Becky: When law firms do decide to adopt new technologies, there’s a choice to be made between developing an in-house solution and licensing in an off-the-shelf product. Do you have a view on which route they should be taking?
As a general rule, where there is generic software to solve a problem they should use that. Software is really expensive to develop and the capital investment profile is very different from the normal work that lawyers do. If I do an hour’s work, I’ve got a chargeable hour that I can bill out straight away. It’s different with software. I did one project many many years ago where we must have spent £1m on developing the software, and we only ever sold £50,000 pounds worth of licences for it. It’s a very different business from law, and there’s definitely a learning curve for law firms.
Firms should be experimental, and will probably want to take some small bets initially and then build up after that. Bringing in experienced software and product people is a great idea, as is partnering with firms that have experience developing software.
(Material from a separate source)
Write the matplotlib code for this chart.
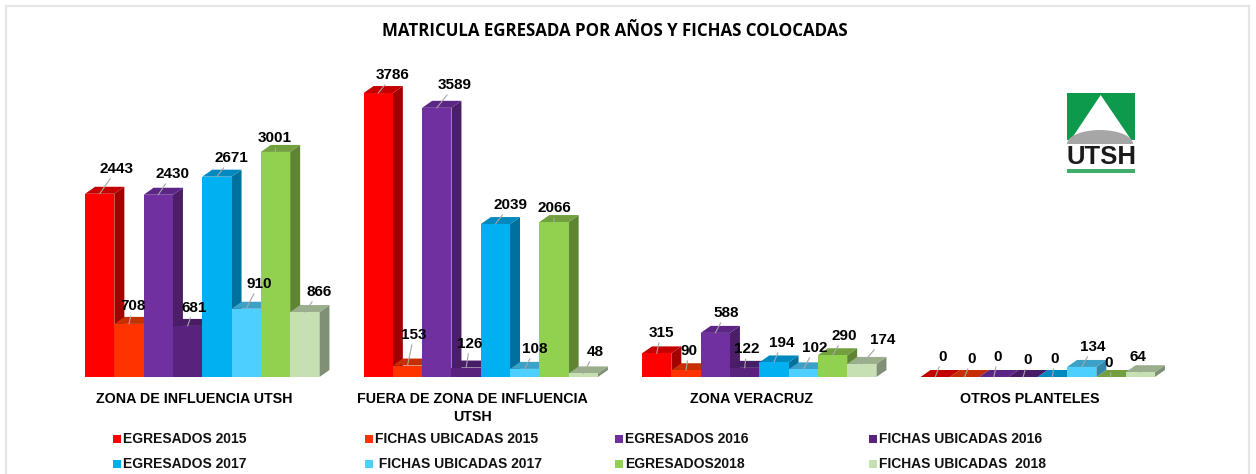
#!/usr/bin/env python3
"""Matricula egresada por años y fichas colocadas: fake 3D grouped bars."""

import matplotlib

matplotlib.use("Agg")
import matplotlib.pyplot as plt
import numpy as np
from matplotlib.patches import Ellipse, Polygon, Rectangle
from matplotlib.transforms import ScaledTranslation

categories = [
    "ZONA DE INFLUENCIA UTSH",
    "FUERA DE ZONA DE INFLUENCIA\nUTSH",
    "ZONA VERACRUZ",
    "OTROS PLANTELES",
]
series_names = [
    "EGRESADOS 2015",
    "FICHAS UBICADAS 2015",
    "EGRESADOS 2016",
    "FICHAS UBICADAS 2016",
    "EGRESADOS 2017",
    " FICHAS UBICADAS 2017",
    "EGRESADOS2018",
    "FICHAS UBICADAS  2018",
]
egresados_2015 = [2443, 3786, 315, 0]
fichas_2015 = [708, 153, 90, 0]
egresados_2016 = [2430, 3589, 588, 0]
fichas_2016 = [681, 126, 122, 0]
egresados_2017 = [2671, 2039, 194, 0]
fichas_2017 = [910, 108, 102, 134]
egresados_2018 = [3001, 2066, 290, 0]
fichas_2018 = [866, 48, 174, 64]

series_values = [
    egresados_2015, fichas_2015, egresados_2016, fichas_2016,
    egresados_2017, fichas_2017, egresados_2018, fichas_2018,
]

# front, top, side
colors = [
    ("#FF0000", "#C40000", "#A30000"),
    ("#FF3300", "#C63000", "#A02600"),
    ("#7030A0", "#5B2685", "#4A1F68"),
    ("#59237D", "#481C66", "#3A1653"),
    ("#00B0F0", "#0089BE", "#00719C"),
    ("#4DCFFF", "#3DA0C6", "#3387A8"),
    ("#92D050", "#72A03F", "#5F8533"),
    ("#C6E0B4", "#9AAE8C", "#7F9074"),
]

# label centres in image pixels (x, y from top), they were dragged by hand in the original
label_px = [
    [(117, 169), (393, 75), (661, 333), (943, 357)],
    [(133, 306), (414, 335), (689, 351), (972, 359)],
    [(172, 174), (455, 85), (726, 313), (998, 357)],
    [(194, 308), (470, 344), (747, 349), (1028, 360)],
    [(231, 158), (510, 205), (782, 343), (1055, 359)],
    [(259, 284), (535, 349), (815, 348), (1093, 347)],
    [(275, 138), (554, 208), (844, 336), (1109, 363)],
    [(319, 292), (595, 352), (883, 340), (1138, 357)],
]

legend_text_x = [123, 375, 625, 879]
legend_row_y = [439, 464]

W, H = 1256, 474
fig = plt.figure(figsize=(W / 100, H / 100), dpi=100, facecolor="white")

# frame, open at the bottom
for xs, ys in (([6, 6], [H, 6]), ([6, 1249], [6, 6]), ([1249, 1249], [6, H])):
    fig.add_artist(plt.Line2D(np.array(xs) / W, 1 - np.array(ys) / H, color="#E6E6E6", lw=1.6))

ax = fig.add_axes([63 / W, 97 / H, 1114 / W, 300 / H])
ax.set_xlim(-0.5, 3.5)
ax.set_ylim(0, 4000)
px_x = 1114 / 4
px_y = 300 / 4000
bar_w = 29.3 / px_x
depth_x = 10 / px_x
depth_y = 7 / px_y
x_cat = np.arange(len(categories))

z = 2
for j, vals in enumerate(series_values):
    front, top, side = colors[j]
    left = x_cat + (j - 4) * bar_w
    for x0, v in zip(left, vals):
        x1 = x0 + bar_w
        ax.add_patch(Polygon([(x1, 0), (x1 + depth_x, depth_y), (x1 + depth_x, v + depth_y), (x1, v)],
                             facecolor=side, edgecolor="none", zorder=z))
        ax.add_patch(Polygon([(x0, v), (x0 + depth_x, v + depth_y), (x1 + depth_x, v + depth_y), (x1, v)],
                             facecolor=top, edgecolor="none", zorder=z + 0.1))
    ax.bar(left, vals, width=bar_w, align="edge", color=front, linewidth=0, zorder=z + 0.2)
    z += 1

for j, vals in enumerate(series_values):
    left = x_cat + (j - 4) * bar_w
    for i, v in enumerate(vals):
        px, py = label_px[j][i]
        ax.annotate(
            str(v),
            xy=(left[i] + bar_w / 2, v),
            xytext=(px, H - py),
            textcoords="figure pixels",
            ha="center",
            va="center",
            fontsize=11,
            fontweight="bold",
            family="Liberation Sans",
            color="black",
            zorder=50,
            annotation_clip=False,
            arrowprops=dict(arrowstyle="-", color="#A6A6A6", lw=0.8, shrinkA=0, shrinkB=0),
        )

ax.set_xticks(x_cat)
ax.set_xticklabels(categories, family="Liberation Sans", fontweight="bold", fontsize=10.3, linespacing=1.3)
ax.tick_params(axis="x", length=0, pad=11)
# labels sit a little left of the group centres in the original
shift = ScaledTranslation(-8 / 100, 0, fig.dpi_scale_trans)
for lab in ax.get_xticklabels():
    lab.set_transform(lab.get_transform() + shift)
ax.set_yticks([])
for s in ax.spines.values():
    s.set_visible(False)
ax.patch.set_alpha(0)

fig.text(615 / W, 1 - 31 / H, "MATRICULA EGRESADA POR AÑOS Y FICHAS COLOCADAS",
         ha="center", va="center", fontsize=12.2, fontweight="bold", family="Open Sans", color="black")

# legend, 4 columns with a fixed pitch
for j, name in enumerate(series_names):
    col, row = j % 4, j // 4
    tx = legend_text_x[col]
    ty = legend_row_y[row]
    fig.add_artist(Rectangle(((tx - 10) / W, 1 - (ty + 4) / H), 8 / W, 8 / H,
                             transform=fig.transFigure, facecolor=colors[j][0], edgecolor="none"))
    fig.text(tx / W, 1 - ty / H, name, ha="left", va="center", family="Liberation Sans",
             fontweight="bold", fontsize=10, color="#111111")

# UTSH logo
logo = fig.add_axes([1067 / W, 1 - 173 / H, 68 / W, 80 / H])
logo.set_xlim(1067, 1135)
logo.set_ylim(173, 93)
logo.axis("off")
logo.add_patch(Rectangle((1067, 93), 68, 47, facecolor="#0E9A4C", edgecolor="none"))
logo.add_patch(Polygon([(1100.7, 95), (1070, 141), (1132, 141)], facecolor="white", edgecolor="none"))
logo.add_patch(Ellipse((1100, 144), 66, 28, facecolor="#A6A6A6", edgecolor="none", zorder=3))
logo.add_patch(Rectangle((1067, 144), 68, 29, facecolor="white", edgecolor="none", zorder=4))
logo.text(1101, 157, "UTSH", ha="center", va="center", fontsize=18.5, fontweight="bold",
          family="Liberation Sans", color="#1A1A1A", zorder=5)
logo.add_patch(Rectangle((1067, 169), 68, 4, facecolor="#3FAE6A", edgecolor="none", zorder=5))

fig.savefig("out.png", dpi=100, facecolor="white")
We spent three and a half years building our platform, and now it’s brilliant at managing a flexible workforce. We kept having people knocking on our door at semi-regular intervals asking to use our software to run their workforce. That knocking has become more and more regular, and we’re now working with a couple of firms and co-creating really good solutions.
Becky: As I understand it, many of those solutions rely on data to improve the running of the business. Our readers will be interested in how data science will impact the legal sector. Can you give an example of how you’ve been using data in practice?
Data science is a wide-ranging term that covers a lot of things. A key area for us is understanding our candidates, who’s available when, and who might be a good fit for a role. In general, if someone has previously worked for a client and got good feedback, they will want them back. We capture this data and apply lots of heuristic rules to it to help guide who pops up in search results. Ultimately the matches are made by humans, but the process is enriched with data to help our people doing the bookings be incredible at their jobs.
It’s not always complex. Most people can probably teach themselves to do a linear regression — think about a line of best fit. A lot of our data science is simple and can be done in Excel or another BI tool. A key question is how do you drive action from data. At Flex Legal for example, knowing who’s coming to the end of their placement in the next 3 weeks and being able to act on that is very powerful.
Becky: It’s clear that good use of data can drive business outcomes. Do you think there is anything holding the legal sector back from fully embracing the benefits of data science?
A major problem is that it’s hard to collect information at the moment. There are lots of startups trying to extract data from contracts — many of them are doing a great job. I would encourage lawyers to think about how they can structure contracts to make it easier to find that data. Can you have a top sheet listing the relevant information rather than embedding it in the contract? The other thing is that I don’t see lawyers using abstractions a lot. A lot of contracts have boilerplate clauses – why haven’t we just standardised them? Making legal data more machine readable will make it easier to drive insights and actions from it.